E francescano fu, in effetti, lo stile adottato da Ponti per le linee della sua architettura sacra, essenziale nelle forme e con una struttura decisamente slanciata verso l’alto.

La facciata è l’elemento più caratterizzante, una sorta di quinta teatrale che congiunge il corpo della chiesa con gli edifici adiacenti di uso parrocchiale. Il prospetto è mosso da otto fenditure, attraverso le quali s’intravvede il cielo, cui Ponti conferì la prediletta forma di diamante allungato verticalmente, utilizzata anche per i tre portali d’ingresso. Se le prime rimandano alle facciate a vento della tradizione romanica lombarda, i secondi si presentano come protiri moderni, sormontati, ciascuno, da un proprio timpano.

Lo spazio sacro si raggiunge salendo una scalinata dall’insolita balaustra inclinata all’infuori e si configura con una planimetria esagonale asimmetrica.

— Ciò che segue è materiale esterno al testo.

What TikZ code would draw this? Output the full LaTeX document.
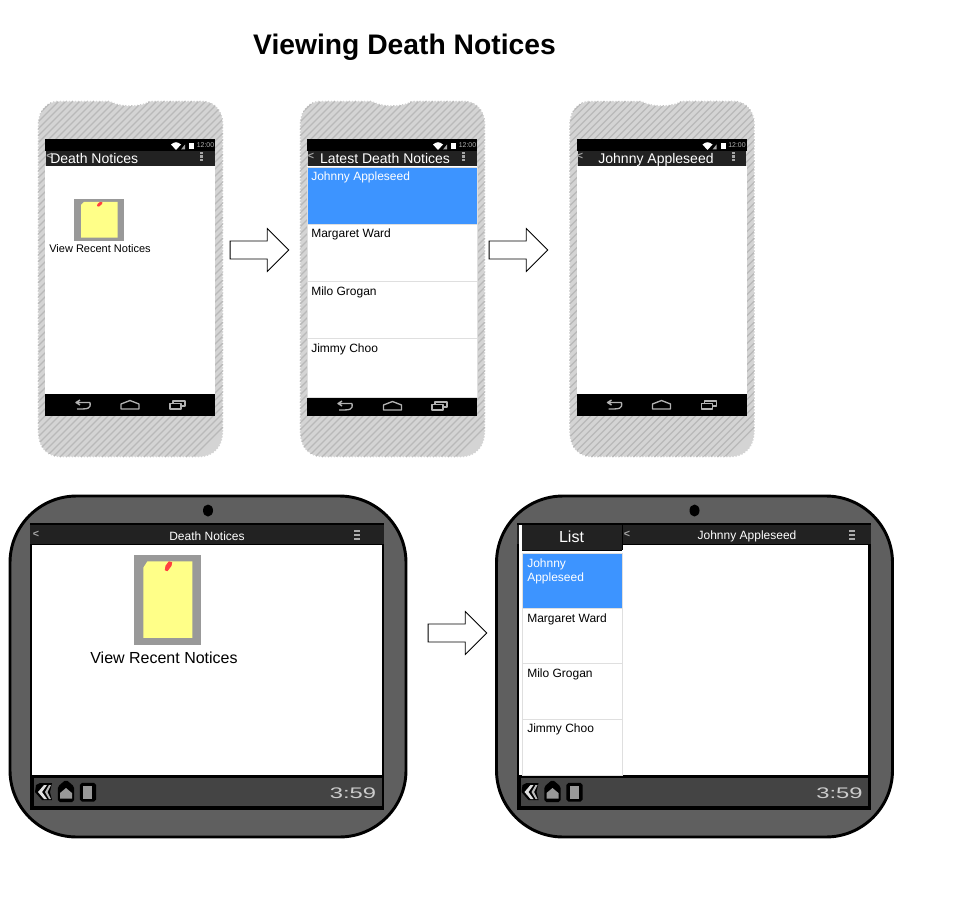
\documentclass[tikz,border=0pt]{standalone}
\usepackage{fontspec}
\setmainfont{Liberation Sans}
\usetikzlibrary{shapes.arrows,decorations.pathmorphing}
\definecolor{barcol}{HTML}{222222}
\definecolor{listblue}{HTML}{3D94FF}
\definecolor{notecol}{HTML}{FFFF88}
\definecolor{iconback}{HTML}{999999}
\definecolor{sketchcol}{HTML}{D4D4D4}
\definecolor{hatchcol}{HTML}{B0B0B0}
\definecolor{tabletcol}{HTML}{5F5F5F}
\definecolor{sysbar}{HTML}{444444}
\tikzset{
  bartext/.style={text=white, inner sep=0pt, font=\fontsize{10.5}{12}\selectfont},
  smalltitle/.style={text=white, inner sep=0pt, font=\fontsize{9}{11}\selectfont},
  rowtext/.style={anchor=north west, inner sep=0pt, align=left, font=\fontsize{9}{10.5}\selectfont},
  backmark/.style={text=gray!70, inner sep=0pt, font=\bfseries\fontsize{8}{9}\selectfont},
  nextarrow/.style={draw, single arrow, fill=white, line width=0.6pt, minimum width=31.5pt,
    minimum height=44pt, single arrow head extend=9.4pt, single arrow head indent=0pt,
    inner xsep=0pt, inner ysep=6.4pt},
  navicon/.style={draw=gray!60, line width=1pt, line join=round},
  sysicon/.style={fill=black, draw=black, line width=1.6pt, rounded corners=1pt},
  sysinner/.style={fill=iconback}
}
% sticky note icon: #1 #2 top left, #3 #4 size
\newcommand{\stickynote}[4]{
  \begin{scope}[shift={(#1,#2)}, x=#3*0.75pt, y=-#4*0.75pt]
    \fill[iconback] (0,0) rectangle (1,1);
    \fill[notecol] (0.2,0.07) -- (0.87,0.07) -- (0.87,0.92) -- (0.14,0.92) -- (0.14,0.14) -- cycle;
    \fill[red!75!white] (0.46,0.17) -- (0.47,0.12) -- (0.52,0.07) -- (0.57,0.08) -- (0.56,0.12) -- (0.5,0.18) -- cycle;
  \end{scope}
}
% hand drawn phone, x position given by the scope
\newcommand{\phonebody}[1]{
  \begin{scope}[shift={(#1,0)}]
    \begin{scope}
      \clip[decorate, decoration={bumps, segment length=4.5pt, amplitude=1.1pt}]
        (59,102) -- (110,102) .. controls (120,108) and (140,108) .. (150,102) -- (201,102)
        .. controls (215,102) and (222,112) .. (222,125) -- (222,430)
        .. controls (222,448) and (212,456) .. (198,456) -- (62,456)
        .. controls (48,456) and (39,448) .. (39,430) -- (39,125)
        .. controls (39,112) and (47,102) .. (59,102) -- cycle;
      \fill[sketchcol] (30,90) rectangle (232,466);
      \foreach \d in {0,7,...,560}
        \draw[hatchcol, line width=0.9pt, opacity=0.75] (30,\d+60) -- (\d+30,60);
    \end{scope}
    \fill[white] (45,166) rectangle (215,394);
    \fill[black] (45,139) rectangle (215,151);
    \fill[barcol] (46,151) rectangle (214.5,166);
    \fill[black] (45,394) rectangle (215,416);
    % status bar
    \fill[white] (171,144.5) -- (176,150) -- (181,144.5) .. controls (177,141.5) and (175,141.5) .. (171,144.5) -- cycle;
    \fill[gray!70] (181,149.5) -- (185,144.5) -- (185,149.5) -- cycle;
    \fill[white] (189,143) rectangle (194,149.5);
    \node[text=gray!60, inner sep=0pt, font=\fontsize{5.2}{6}\selectfont] (clock#1) at (205.5,145.5) {12:00};
    % menu dots
    \foreach \dy in {152,155.5,159}
      \fill[gray!70] (200,\dy) rectangle (203,\dy+2.5);
    % nav bar
    \draw[navicon] (90,402.5) -- (77,402.5) (80,400) -- (76,402.5) -- (80,405) (90,402.5) .. controls (91,409) and (88,409) .. (77,409);
    \draw[navicon] (121,409) -- (121,404) -- (130,400.5) -- (139,404) -- (139,409) -- cycle;
    \draw[navicon] (170,403.5) rectangle (181,409) (173,403) -- (173,401) -- (185,401) -- (185,406) -- (181.5,406);
  \end{scope}
}
% tablet frame, x position given by the scope
\newcommand{\tabletbody}[1]{
  \begin{scope}[shift={(#1,0)}]
    \draw[black, fill=tabletcol, line width=2.2pt, rounded corners=50pt] (10,496) rectangle (406,837);
    \fill[black] (208,510.5) ellipse (5 and 6);
    \fill[black] (30,523) rectangle (384,810);
    \fill[white] (32,545) rectangle (381.5,775);
    \fill[barcol] (30,525) rectangle (384,544);
    \fill[sysbar] (34,778) rectangle (381.5,805.5);
    % back chevron
    \fill[black] (36,785) -- (40,783) -- (52,783) -- (50,792) -- (52,800) -- (42,800) -- (35,792) -- cycle;
    \fill[gray!25] (44,785) -- (38,792) -- (44,799) -- (47,799) -- (42,792) -- (47,785) -- cycle;
    \fill[gray!55] (49,785) -- (45,792) -- (49,799) -- (51,799) -- (47.5,792) -- (51,785) -- cycle;
    % home
    \draw[sysicon] (59,787) -- (66,781) -- (73,787) -- (73,801) -- (59,801) -- cycle;
    \fill[sysinner] (60,793) -- (66,788) -- (72,793) -- (72,798.5) -- (60,798.5) -- cycle;
    % menu
    \draw[sysicon] (81,784) rectangle (95,800.5);
    \fill[sysinner] (83,785.5) rectangle (92,798.5);
    \node[xscale=1.55, text=gray!40, inner sep=0pt, font=\fontsize{11.5}{13}\selectfont] (time#1) at (353,793) {3:59};
  \end{scope}
}
\begin{document}
\begin{tikzpicture}[x=0.75pt, y=-0.75pt]
  \useasboundingbox (0,0) rectangle (963,909);
  \node[inner sep=0pt, font=\bfseries\fontsize{21.2}{25}\selectfont] (heading) at (404.5,47.5) {Viewing Death Notices};

  % top row
  \phonebody{0}
  \phonebody{262}
  \phonebody{531.5}

  \node[backmark] (back1) at (49.5,156) {<};
  \node[bartext, anchor=west] (title1) at (50,158.5) {Death Notices};
  \stickynote{74}{199}{50}{42}
  \node[inner sep=0pt, font=\fontsize{8.25}{10}\selectfont] (view1) at (100,249) {View Recent Notices};

  \fill[white] (307,167) rectangle (477,397);
  \fill[black] (307,397) rectangle (477,416);
  \draw[navicon] (352,403.5) -- (339,403.5) (342,401) -- (338,403.5) -- (342,406) (352,403.5) .. controls (353,410) and (350,410) .. (339,410);
  \draw[navicon] (383.5,410) -- (383.5,405) -- (392.5,401.5) -- (401.5,405) -- (401.5,410) -- cycle;
  \draw[navicon] (432,404.5) rectangle (443,410) (435,404) -- (435,402) -- (447,402) -- (447,407) -- (443.5,407);
  \fill[listblue] (307,167) rectangle (477,224);
  \node[bartext, anchor=center] (title2) at (385,158.5) {Latest Death Notices};
  \node[backmark] (back2) at (311,156) {<};
  \node[rowtext, text=white] (row21) at (311,172) {Johnny Appleseed};
  \node[rowtext] (row22) at (311,229) {Margaret Ward};
  \node[rowtext] (row23) at (311,287) {Milo Grogan};
  \node[rowtext] (row24) at (311,344) {Jimmy Choo};
  \draw[gray!25] (307,167) rectangle (477,397) (307,224) -- (477,224) (307,281.5) -- (477,281.5) (307,338.5) -- (477,338.5);

  \node[backmark] (back3) at (580,156) {<};
  \node[bartext] (title3) at (656,160) {Johnny Appleseed};

  \node[nextarrow] (arrow1) at (255,250) {};
  \node[nextarrow] (arrow2) at (514,250) {};

  % bottom row
  \tabletbody{0}
  \tabletbody{486.5}

  \node[backmark] (back4) at (36,534) {<};
  \node[smalltitle] (title4) at (207,536) {Death Notices};
  \foreach \dy in {530,534,538}
    \fill[gray!65] (354,\dy) rectangle (360,\dy+2);
  \stickynote{134}{555}{67}{90}
  \node[inner sep=0pt, font=\fontsize{12}{14}\selectfont] (view4) at (164,657.5) {View Recent Notices};

  \node[nextarrow] (arrow3) at (453,633) {};

  \fill[white] (519,525) rectangle (522,545);
  \fill[barcol] (522,524) rectangle (622,550);
  \draw[black] (522,524) -- (622,524) (622,524) -- (622,550) (522,550) -- (622,550);
  \fill[listblue] (523,554) rectangle (622,608);
  \draw[gray!25] (522.5,553.5) rectangle (622,775) (522.5,608) -- (622,608) (522.5,663.5) -- (622,663.5) (522.5,719.5) -- (622,719.5);
  \node[text=white, inner sep=0pt, font=\fontsize{12}{14}\selectfont] (listhead) at (571.5,536.5) {List};
  \node[backmark] (back5) at (627,534) {<};
  \node[smalltitle] (title5) at (747,536.5) {Johnny Appleseed};
  \foreach \dy in {530,534,538}
    \fill[gray!65] (849,\dy) rectangle (855,\dy+2);
  \node[rowtext, text=white] (row51) at (527,559) {Johnny\\Appleseed};
  \node[rowtext] (row52) at (527,614) {Margaret Ward};
  \node[rowtext] (row53) at (527,669) {Milo Grogan};
  \node[rowtext] (row54) at (527,724) {Jimmy Choo};
\end{tikzpicture}
\end{document}
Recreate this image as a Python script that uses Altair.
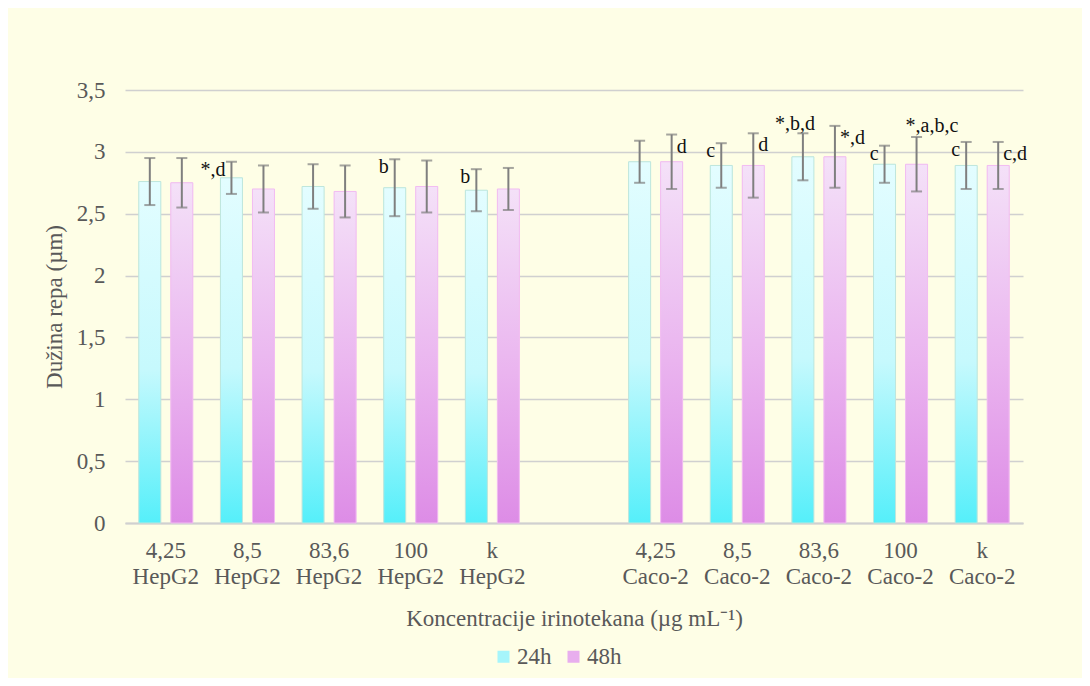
import altair as alt
import pandas as pd

# ---- data ----
categories = ["4,25|HepG2", "8,5|HepG2", "83,6|HepG2", "100|HepG2", "k|HepG2", " ",
              "4,25|Caco-2", "8,5|Caco-2", "83,6|Caco-2", "100|Caco-2", "k|Caco-2"]
series = ["24h", "48h"]
mean_24h = [2.76, 2.79, 2.72, 2.71, 2.69, None, 2.92, 2.89, 2.96, 2.90, 2.89]
sd_24h = [0.19, 0.13, 0.18, 0.23, 0.17, None, 0.17, 0.18, 0.19, 0.15, 0.19]
mean_48h = [2.75, 2.70, 2.68, 2.72, 2.70, None, 2.92, 2.89, 2.96, 2.90, 2.89]
sd_48h = [0.20, 0.19, 0.21, 0.21, 0.17, None, 0.22, 0.26, 0.25, 0.22, 0.19]

ann_category = ["8,5|HepG2", "100|HepG2", "k|HepG2", "4,25|Caco-2", "8,5|Caco-2", "8,5|Caco-2",
                "83,6|Caco-2", "83,6|Caco-2", "100|Caco-2", "100|Caco-2", "k|Caco-2", "k|Caco-2"]
ann_series = ["24h", "24h", "24h", "48h", "24h", "48h", "24h", "48h", "24h", "48h", "24h", "48h"]
ann_text = ["*,d", "b", "b", "d", "c", "d", "*,b,d", "*,d", "c", "*,a,b,c", "c", "c,d"]
ann_side = ["left", "left", "left", "right", "left", "right", "topleft", "right", "left", "topright", "left", "right"]

rows = []
for i, c in enumerate(categories):
    if mean_24h[i] is None:
        continue
    for s, m, sd in (("24h", mean_24h[i], sd_24h[i]), ("48h", mean_48h[i], sd_48h[i])):
        rows.append(dict(cat=c, series=s, mean=m, lo=m - sd, hi=m + sd))
df = pd.DataFrame(rows)
ann = pd.DataFrame(dict(cat=ann_category, series=ann_series, text=ann_text, side=ann_side)).merge(
    df[["cat", "series", "hi"]], on=["cat", "series"])

FONT = "Liberation Serif"
GREY = "#595959"
FS = 23

x_axis = alt.Axis(title="Koncentracije irinotekana (µg mL⁻¹)", labelAngle=0,
                  labelExpr="split(datum.label, '|')", labelFont=FONT, titleFont=FONT,
                  labelFontSize=FS, labelLineHeight=26,
                  labelPadding=16, titleFontSize=FS, titlePadding=19, labelColor=GREY,
                  titleColor=GREY, titleFontWeight="normal", ticks=False, domainColor="#D0D0D0",
                  domainWidth=2, grid=False)
y_axis = alt.Axis(title="Dužina repa (µm)", values=[0, 0.5, 1, 1.5, 2, 2.5, 3, 3.5],
                  labelExpr="replace(toString(datum.value), '.', ',')", labelFont=FONT,
                  titleFont=FONT, labelFontSize=FS,
                  labelPadding=20, titleFontSize=FS, titlePadding=10, labelColor=GREY,
                  titleColor=GREY, titleFontWeight="normal", ticks=False, domain=False,
                  gridColor="#D0D0D0", gridWidth=1.5)

x = alt.X("cat:N", scale=alt.Scale(domain=categories, paddingInner=0, paddingOuter=0), axis=x_axis)
xo = alt.XOffset("series:N", scale=alt.Scale(domain=series, paddingInner=0.3125, paddingOuter=0.431))
yscale = alt.Scale(domain=[0, 3.5])

base = alt.Chart(df)

shadow = base.mark_bar(color="#E0DDBB", opacity=0.9, xOffset=3).encode(
    x=x, xOffset=xo, y=alt.Y("mean:Q", scale=yscale, axis=y_axis))

legend_bars = base.mark_bar().encode(
    x=x, xOffset=xo, y=alt.Y("mean:Q", scale=yscale, axis=y_axis),
    color=alt.Color("series:N", scale=alt.Scale(domain=series, range=["#A6F5FB", "#E8AEEE"]),
                    legend=alt.Legend(title=None, orient="none", legendX=367, legendY=555,
                                      direction="horizontal", symbolType="square", symbolSize=144,
                                      labelFont=FONT, labelFontSize=FS, labelColor=GREY,
                                      symbolStrokeWidth=0, labelOffset=2, columnPadding=10,
                                      padding=0)))

grad24 = alt.LinearGradient(gradient="linear", x1=0, x2=0, y1=0, y2=1, stops=[
    alt.GradientStop(color="#E3FDFF", offset=0), alt.GradientStop(color="#C6F9FD", offset=0.55),
    alt.GradientStop(color="#55EFFA", offset=1)])
grad48 = alt.LinearGradient(gradient="linear", x1=0, x2=0, y1=0, y2=1, stops=[
    alt.GradientStop(color="#F4E1F8", offset=0), alt.GradientStop(color="#EAB4EF", offset=0.55),
    alt.GradientStop(color="#DD8CE6", offset=1)])

bars24 = base.transform_filter(alt.datum.series == "24h").mark_bar(
    color=grad24, stroke="#BFE6DC", strokeWidth=1).encode(
    x=x, xOffset=xo, y=alt.Y("mean:Q", scale=yscale, axis=y_axis))
bars48 = base.transform_filter(alt.datum.series == "48h").mark_bar(
    color=grad48, stroke="#F2BDF2", strokeWidth=1).encode(
    x=x, xOffset=xo, y=alt.Y("mean:Q", scale=yscale, axis=y_axis))

err = base.mark_rule(color="#7F7F7F", strokeWidth=2).encode(
    x=x, xOffset=xo, y=alt.Y("lo:Q", scale=yscale, axis=y_axis), y2="hi:Q")
cap_hi = base.mark_tick(color="#7F7F7F", size=11, thickness=2, orient="horizontal").encode(
    x=x, xOffset=xo, y=alt.Y("hi:Q", scale=yscale, axis=y_axis))
cap_lo = base.mark_tick(color="#7F7F7F", size=11, thickness=2, orient="horizontal").encode(
    x=x, xOffset=xo, y=alt.Y("lo:Q", scale=yscale, axis=y_axis))

side_styles = {
    "left": dict(align="right", baseline="middle", dx=-6, dy=8),
    "right": dict(align="left", baseline="middle", dx=5, dy=12),
    "topleft": dict(align="right", baseline="alphabetic", dx=12, dy=-3),
    "topright": dict(align="left", baseline="alphabetic", dx=-11, dy=-5),
}
texts = []
for side, st in side_styles.items():
    texts.append(alt.Chart(ann).transform_filter(alt.datum.side == side).mark_text(
        font=FONT, fontSize=20, color="#111111", **st).encode(
        x=x, xOffset=xo, y=alt.Y("hi:Q", scale=yscale, axis=y_axis), text="text:N"))

chart = alt.layer(shadow, legend_bars, bars24, bars48, err, cap_hi, cap_lo, *texts).properties(
    width=898, height=433,
    padding={"left": 117, "top": 82, "right": 59, "bottom": 155},
    autosize=alt.AutoSizeParams(type="none"),
    background="#FEFEE6",
).configure(font=FONT).configure_view(stroke=None)

chart.save("out.html", embed_options={"renderer": "svg", "actions": False})
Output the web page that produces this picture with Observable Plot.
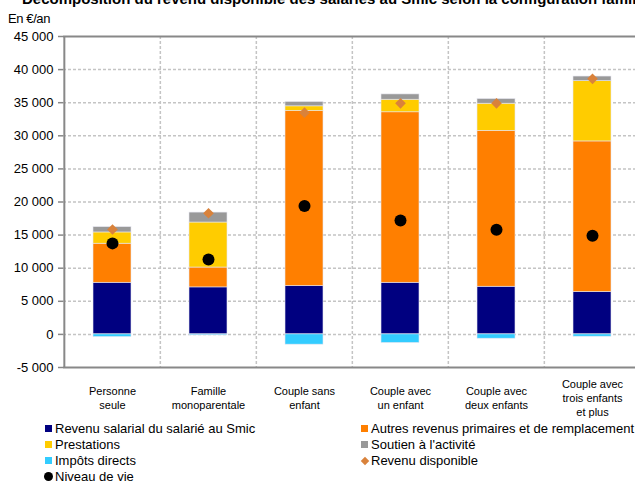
<!DOCTYPE html>
<html>
<head>
<meta charset="utf-8">
<script src="https://cdn.jsdelivr.net/npm/d3@7"></script>
<script src="https://cdn.jsdelivr.net/npm/@observablehq/plot@0.6"></script>
<style>
  html, body { margin: 0; padding: 0; background: #fff; overflow: hidden; }
  #wrap { position: relative; width: 635px; height: 485px; overflow: hidden; background: #fff;
          font-family: "Liberation Sans", Arial, sans-serif; color: #000; }
  #title { position: absolute; left: 22px; top: -10px; font-weight: bold; font-size: 15px; white-space: nowrap; }
  #unit { position: absolute; left: 8px; top: 11px; font-size: 13px; letter-spacing: -0.4px; }
  #chart { position: absolute; left: 0; top: 0; width: 641px; }
  #chart svg { max-width: none !important; }
  .lg { position: absolute; font-size: 13px; white-space: nowrap; height: 16px; line-height: 16px; }
  .sw { position: absolute; width: 7px; height: 7px; top: 4px; }
  .lg span.t { position: absolute; top: 0; }
</style>
</head>
<body>
<div id="wrap">
  <div id="title">Décomposition du revenu disponible des salariés au Smic selon la configuration familiale</div>
  <div id="unit">En €/an</div>
  <div id="chart"></div>
  <div id="legend"></div>
</div>
<script>
const categories = ["Personne seule", "Famille monoparentale", "Couple sans enfant", "Couple avec un enfant", "Couple avec deux enfants", "Couple avec trois enfants et plus"];
const xLabels = ["Personne\nseule", "Famille\nmonoparentale", "Couple sans\nenfant", "Couple avec\nun enfant", "Couple avec\ndeux enfants", "Couple avec\ntrois enfants\net plus"];

const series = ["Revenu salarial du salarié au Smic", "Autres revenus primaires et de remplacement", "Prestations", "Soutien à l'activité", "Impôts directs"];
const seriesColors = ["#000080", "#ff7f00", "#ffcc00", "#999999", "#33ccff"];

const revenuSalarial = [7800, 7100, 7300, 7800, 7200, 6400];
const autresRevenus  = [5900, 3000, 26450, 25750, 23550, 22750];
const prestations    = [1700, 6800, 700, 1900, 4100, 9100];
const soutien        = [800, 1500, 650, 800, 700, 700];
const impots         = [-400, -150, -1550, -1300, -650, -350];
const revenuDisponible = [15850, 18300, 33500, 34900, 34900, 38600];
const niveauDeVie    = [13750, 11300, 19400, 17200, 15800, 14900];

const yTicks = [-5000, 0, 5000, 10000, 15000, 20000, 25000, 30000, 35000, 40000, 45000];
const yTickLabels = ["-5 000", "0", "5 000", "10 000", "15 000", "20 000", "25 000", "30 000", "35 000", "40 000", "45 000"];

const seriesValues = [revenuSalarial, autresRevenus, prestations, soutien, impots];
const long = [];
series.forEach((s, si) => categories.forEach((c, ci) => long.push({series: s, cat: c, value: seriesValues[si][ci]})));
const rd = categories.map((c, i) => ({cat: c, value: revenuDisponible[i]}));
const nv = categories.map((c, i) => ({cat: c, value: niveauDeVie[i]}));
const lab = categories.map((c, i) => ({cat: c, label: xLabels[i]}));

const W = 641, ML = 63, MR = 0;
const step = (W - ML - MR) / categories.length;

const chart = Plot.plot({
  width: W, height: 420,
  marginLeft: ML, marginRight: MR, marginTop: 36, marginBottom: 53,
  style: {fontFamily: "'Liberation Sans', Arial, sans-serif", fontSize: "13px", color: "#000", background: "transparent", overflow: "visible", maxWidth: "none"},
  x: {domain: categories, paddingInner: 0.6, paddingOuter: 0.3, axis: null},
  y: {domain: [-5000, 45000], axis: null},
  color: {domain: series, range: seriesColors},
  marks: [
    Plot.ruleY(yTicks.filter(v => v > -5000 && v < 45000), {stroke: "#c4c4c4", strokeWidth: 1.5, strokeDasharray: "3,2"}),
    Plot.ruleX(categories.slice(1), {dx: -step / 2, stroke: "#c4c4c4", strokeWidth: 1.5, strokeDasharray: "3,2"}),
    Plot.barY(long, {x: "cat", y: "value", fill: "series", z: "series", stroke: "#e6e6f0", strokeWidth: 0.6}),
    Plot.ruleY([45000, -5000], {stroke: "#888", strokeWidth: 2}),
    Plot.ruleX([categories[0]], {dx: -step / 2, stroke: "#888", strokeWidth: 2}),
    Plot.axisY({ticks: yTicks, label: null, tickFormat: d => yTickLabels[yTicks.indexOf(d)], tickSize: 5, tickPadding: 5, stroke: "#888", strokeWidth: 1.5, fontSize: 13, letterSpacing: "-0.4px"}),
    Plot.text(lab, {x: "cat", text: "label", frameAnchor: "bottom", dy: 30, lineAnchor: "middle", lineHeight: 1.25, fontSize: 11, letterSpacing: "-0.3px", fill: "#000"}),
    Plot.dot(rd, {x: "cat", y: "value", symbol: "diamond2", r: 4.8, fill: "#d9823b", stroke: null}),
    Plot.dot(nv, {x: "cat", y: "value", r: 6, fill: "#000", stroke: null})
  ]
});
chart.style.maxWidth = "none";
document.getElementById("chart").appendChild(chart);

// Legend
const legendItems = [
  {label: series[0], kind: "sq", color: seriesColors[0], x: 45, y: 429},
  {label: series[2], kind: "sq", color: seriesColors[2], x: 45, y: 445},
  {label: series[4], kind: "sq", color: seriesColors[4], x: 45, y: 461},
  {label: "Niveau de vie", kind: "dot", color: "#000", x: 45, y: 477},
  {label: series[1], kind: "sq", color: seriesColors[1], x: 361, y: 429},
  {label: series[3], kind: "sq", color: seriesColors[3], x: 361, y: 445},
  {label: "Revenu disponible", kind: "dia", color: "#d9823b", x: 361, y: 461}
];
const lg = document.getElementById("legend");
legendItems.forEach(it => {
  const d = document.createElement("div");
  d.className = "lg";
  d.style.left = it.x + "px";
  d.style.top = (it.y - 8) + "px";
  const sw = document.createElement("div");
  sw.className = "sw";
  sw.style.background = it.color;
  if (it.kind === "dot") { sw.style.width = "9px"; sw.style.height = "9px"; sw.style.borderRadius = "50%"; sw.style.top = "3px"; sw.style.left = "-1px"; }
  if (it.kind === "dia") { sw.style.width = "6px"; sw.style.height = "6px"; sw.style.transform = "rotate(45deg)"; sw.style.top = "5px"; sw.style.left = "1px"; }
  d.appendChild(sw);
  const t = document.createElement("span");
  t.className = "t";
  t.style.left = "10px";
  t.textContent = it.label;
  d.appendChild(t);
  lg.appendChild(d);
});
</script>
</body>
</html>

La navata centrale è separata dalle due laterali da pilastri in cemento armato che si congiungono con le travi del tetto a capanna.

Nel 1975 Francesco Tabusso realizzò per il Fopponino la più grande pala d’altare del XX secolo. La tela è come la pagina di un libro aperto che raffigura la natura, senz’altro dominante. Un ruscello attraversa un bellissimo bosco nel quale, però, elementi vivificanti risultano essere le figure di Francesco e Santa Chiara. Otto trittici, lungo le pareti, traducono in immagini la Preghiera semplice recitata attraverso episodi della vita del Santo.

Gio Ponti volle isolare, all’interno, l’altare maggiore in modo che i fedeli potessero disporsi tutt’intorno. La sobrietà dello spazio che avrebbe dovuto parlare solo attraverso la purezza delle forme, nel tempo fu alleggerita dall’aggiunta di opere d’arte tra le quali uno stesso pannello in fero battuto con una via Crucis, firmato proprio dal grande architetto.